His staff was entirely composed of hard workers, and perhaps no command in this war ever had so small a staff, but there was no officer in East Force who laboured so long or with such concentration and energy and determination as its Chief. This enthusiasm was infectious and spread through all ranks. The sick rate declined, septic sores, from which many men suffered through rough life in the desert on Army rations, got better, and the men showed more interest in their work and were keener on their sport. The full effects had not been wholly realised when the War Cabinet selected General Allenby for the control of the big operations, but the improvement in the condition of the troops was already most marked, and when General Allenby arrived and at once directed that General Headquarters should be moved from Cairo, which was pleasant but very far away from the front, to Kelab, near Khan Yunus, there was not a man who did not see in the new order of things a sign that he was to be given a chance of testing the Briton’s supremacy over the Turk.
The improvement in the moral of the troops, the foundations of which were thus begun and cemented by General Chetwode, was rapidly carried on under the new Chief. Divisions like the 52nd, 53rd, and 54th, which had worked right across the desert from the Suez Canal, toiling in a torrid temperature, when parched throats, sun-blistered limbs, and septic sores were a heavy trial, weakened by casualties in action and sickness, were brought up to something like strength. Reinforcing drafts joined a lot of cheery veterans. They were taught in the stern field of experience what was expected of them, and they worked themselves up to the degree of efficiency of the older men.
The 74th Division, made up of yeomanry regiments which had been doing excellent service in the Libyan Desert, watching for and harassing the elements of the Senussi Army, had to be trained as infantry. These yeomen did not take long to make themselves first-rate infantry, and when, after the German attack on the Somme in March 1918, they went away from us to strengthen the Western Front, a distinguished General told me he believed that man for man the 74th would prove the finest division in France. They certainly proved themselves in Palestine, and many an old yeomanry regiment won for itself the right to bear ‘Jerusalem, 1917’ on its standard.

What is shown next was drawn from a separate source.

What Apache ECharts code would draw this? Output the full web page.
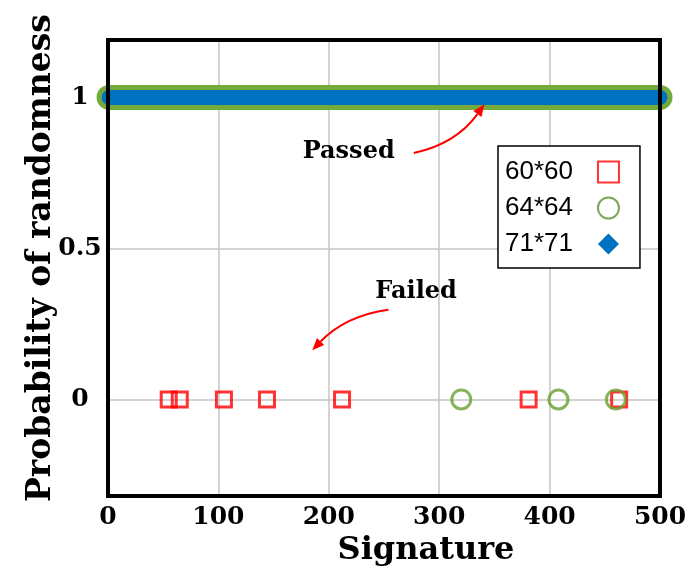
<!DOCTYPE html>
<html><head><meta charset="utf-8">
<script src="https://cdn.jsdelivr.net/npm/echarts@6/dist/echarts.min.js"></script>
<style>html,body{margin:0;padding:0;background:#fff}#c{width:700px;height:572px}</style>
</head><body><div id="c"></div>
<script>
// ---- data ----
const seriesNames = ['60*60', '64*64', '71*71'];
// signatures that failed (probability of randomness = 0)
const failed6060 = [55, 65, 105, 144, 212, 381, 463];
const failed6464 = [320, 408, 460];
const failedValue = 0;
// signatures that passed (probability = 1): dense run across the whole range
const passedRange6464 = [1, 500];
const passedRange7171 = [1, 500];
const passedValue = 1;
const xTicks = [0, 100, 200, 300, 400, 500];
const yTicks = [0, 0.5, 1];
const xTitle = 'Signature';
const yTitle = 'Probability of randomness';
const notePassed = 'Passed';
const noteFailed = 'Failed';

// ---- style ----
const SERIF = 'DejaVu Serif';
const RED = '#ff0000', GREEN = '#74aa3a', CIRCLE_GREEN = '#6aa032', BLUE = '#0070c0';
const X_MIN = xTicks[0], X_MAX = xTicks[xTicks.length - 1];
const Y_MIN = -0.32, Y_MAX = 1.19;

const chart = echarts.init(document.getElementById('c'), null, {renderer: 'canvas'});
const borderLine = {show: true, onZero: false, lineStyle: {color: '#000', width: 4, cap: 'square'}};
const tickFont = {fontFamily: SERIF, fontWeight: 'bold', fontSize: 25, color: '#000'};

chart.setOption({
  animation: false,
  backgroundColor: '#fff',
  grid: {left: 108, right: 40, top: 40, bottom: 72, containLabel: false},
  xAxis: [
    {type: 'value', min: X_MIN, max: X_MAX, interval: 100, position: 'bottom', z: 5,
     axisLine: borderLine, axisTick: {show: false}, splitLine: {show: false},
     axisLabel: Object.assign({margin: 9}, tickFont),
     name: xTitle, nameLocation: 'middle', nameGap: 32,
     nameTextStyle: {fontFamily: SERIF, fontWeight: 'bold', fontSize: 32, color: '#000', padding: [0, 0, 0, 84]}},
    {type: 'value', min: X_MIN, max: X_MAX, interval: 100, position: 'top', z: 5,
     axisLine: borderLine, axisTick: {show: false}, splitLine: {show: false}, axisLabel: {show: false}},
    {type: 'value', min: X_MIN, max: X_MAX, interval: 100, position: 'bottom', z: 0,
     axisLine: {show: false, onZero: false}, axisTick: {show: false}, axisLabel: {show: false},
     splitLine: {show: true, lineStyle: {color: '#c4c4c4', width: 1.5}}}
  ],
  yAxis: [
    {type: 'value', min: Y_MIN, max: Y_MAX, position: 'left', z: 5,
     axisLine: borderLine, axisTick: {show: false, customValues: yTicks}, splitLine: {show: false},
     axisLabel: Object.assign({customValues: yTicks, align: 'center', margin: 28,
       formatter: v => String(v)}, tickFont),
     name: yTitle, nameLocation: 'middle', nameGap: 50, nameRotate: 90, nameMoveOverlap: false,
     nameTextStyle: {fontFamily: SERIF, fontWeight: 'bold', fontSize: 33, color: '#000', padding: [0, 0, 0, 20]}},
    {type: 'value', min: Y_MIN, max: Y_MAX, position: 'right', z: 5,
     axisLine: borderLine, axisTick: {show: false}, splitLine: {show: false}, axisLabel: {show: false}},
    {type: 'value', min: Y_MIN, max: Y_MAX, position: 'left', z: 0,
     axisLine: {show: false, onZero: false}, axisLabel: {show: false, customValues: yTicks},
     axisTick: {show: false, customValues: yTicks},
     splitLine: {show: true, lineStyle: {color: '#c4c4c4', width: 1.5}}}
  ],
  legend: {
    data: [
      {name: seriesNames[0], icon: 'rect'},
      {name: seriesNames[1], icon: 'circle', itemStyle: {borderColor: '#5e8f2e'}},
      {name: seriesNames[2], icon: 'diamond', itemStyle: {color: BLUE, borderWidth: 0}}
    ],
    orient: 'vertical', left: 498, top: 146, align: 'right',
    itemWidth: 21, itemHeight: 21, itemGap: 10,
    padding: [13, 20, 11, 7],
    borderColor: '#000', borderWidth: 1.5, backgroundColor: '#fff',
    textStyle: {fontFamily: 'Liberation Sans', fontSize: 26, color: '#000', lineHeight: 26, padding: [0, 20, 0, 0]},
    selectedMode: false
  },
  series: [
    {name: seriesNames[1] + ' passed', type: 'line', xAxisIndex: 0, yAxisIndex: 0,
     data: passedRange6464.map(x => [x, passedValue]), symbol: 'none', clip: false, z: 2,
     lineStyle: {color: GREEN, width: 25, cap: 'round'}},
    {name: seriesNames[2], type: 'line', xAxisIndex: 0, yAxisIndex: 0,
     data: passedRange7171.map(x => [x, passedValue]), symbol: 'none', clip: false, z: 3,
     itemStyle: {color: BLUE}, lineStyle: {color: BLUE, width: 15, cap: 'round'}},
    {name: seriesNames[0], type: 'scatter', xAxisIndex: 0, yAxisIndex: 0,
     data: failed6060.map(x => [x, failedValue]), symbol: 'rect', symbolSize: 15, z: 4,
     itemStyle: {color: 'rgba(255,255,255,0)', borderColor: RED, borderWidth: 3}},
    {name: seriesNames[1], type: 'scatter', xAxisIndex: 0, yAxisIndex: 0,
     data: failed6464.map(x => [x, failedValue]), symbol: 'circle', symbolSize: 19, z: 4,
     itemStyle: {color: 'rgba(255,255,255,0)', borderColor: CIRCLE_GREEN, borderWidth: 3}}
  ]
});

// ---- annotations (placed in data coordinates) ----
const notes = [
  {text: notePassed, at: [218, 0.82], arrow: [[277, 0.816], [315, 0.846], [341, 0.977]]},
  {text: noteFailed, at: [279, 0.357], arrow: [[254, 0.297], [215, 0.277], [185, 0.163]]}
];
const px = p => chart.convertToPixel({xAxisIndex: 0, yAxisIndex: 0}, p);
const graphics = [];
notes.forEach(n => {
  const c = px(n.at);
  graphics.push({type: 'text', x: c[0], y: c[1], z: 10,
    style: {text: n.text, fontFamily: SERIF, fontWeight: 'bold', fontSize: 24, fill: '#000',
      textAlign: 'center', textVerticalAlign: 'middle'}});
  const [a, b, t] = n.arrow.map(px);
  const ang = Math.atan2(t[1] - b[1], t[0] - b[0]);
  const L = 12, W = 5;
  const base = [t[0] - L * Math.cos(ang), t[1] - L * Math.sin(ang)];
  graphics.push({type: 'bezierCurve', z: 10,
    shape: {x1: a[0], y1: a[1], cpx1: b[0], cpy1: b[1], x2: base[0], y2: base[1]},
    style: {stroke: RED, lineWidth: 2, fill: null}});
  graphics.push({type: 'polygon', z: 10,
    shape: {points: [t,
      [base[0] + W * Math.sin(ang), base[1] - W * Math.cos(ang)],
      [base[0] - W * Math.sin(ang), base[1] + W * Math.cos(ang)]]},
    style: {fill: RED}});
});
chart.setOption({graphic: graphics});
</script>
</body></html>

The 75th Division had brought some of the Wessex Territorials from India with two battalions of Gurkhas and two of Rifles. The 1/4th Duke of Cornwall’s Light Infantry joined it from Aden, but for some months the battalion was not itself. It had spent a long time at that dreary sunburnt outpost of the Empire, and the men did not regain their physical fitness till close upon the time it was required for the Gaza operations.